(Reuters) – More than 450 immigrant parents who were separated from their children when they entered the United States illegally are no longer in the country though their children remain behind, according to a joint court filing on Monday by the federal government and the American Civil Liberties Union.
Security officers keep watch over a tent encampment housing immigrant children just north of the Mexican border in Tornillo, Texas, June 20, 2018. REUTERS/Mike
The absence of the 463 parents, which U.S. government lawyers said was “under review,” could impede government efforts to reunite separated families by Thursday, the deadline ordered by a federal judge. The filing did not say why the 463 parents had left the country, but government officials previously acknowledged that some parents had been deported without their children.

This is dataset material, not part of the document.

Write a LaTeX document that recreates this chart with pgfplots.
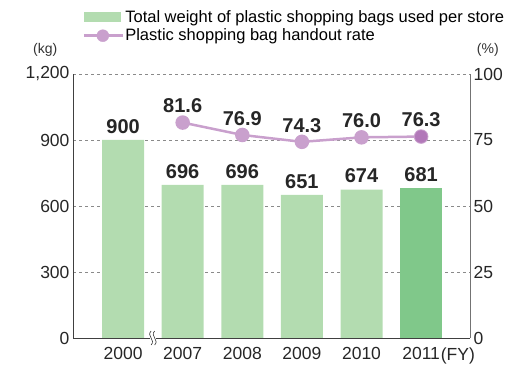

As of Monday, 879 parents had been reunited with their children, according to the filing.
About 2,500 children were separated from their parents after the Trump administration announced a “zero tolerance” policy in April aimed at discouraging illegal immigration. The policy was ended in June amid an international outcry about the government’s treatment of immigrant children.
U.S. District Judge Dana Sabraw in San Diego ordered last month that the government had to reunite the children with their parents in a case brought by the ACLU.
On Monday, the government also said 917 parents were either not eligible to be reunited or not yet known to be eligible to be reunited with their child. That number includes parents no longer in the country as well as those deemed unsuitable because of criminal convictions or for other reasons.
Immigration advocates have expressed alarm about parents deported without their children, saying it can create problems with the children’s immigration cases.
“How can we go forward on a case if we don’t know the parent’s wishes?” Megan McKenna, spokeswoman for Kids in Need of Defense, told Reuters earlier this month.
While Monday’s report indicated progress with reunifications, the ACLU made clear its frustrations with the process. The rights group said it did not have a list of parents who signed a form electing to be deported without their child.
“These parents urgently need consultations with lawyers, so that they do not mistakenly strand their children in the United States,” the ACLU wrote in the court filing.
The ACLU asked Sabraw to order the government to turn the information over by the end of Tuesday.
The government said it had cleared an additional 538 parents for reunification pending transport.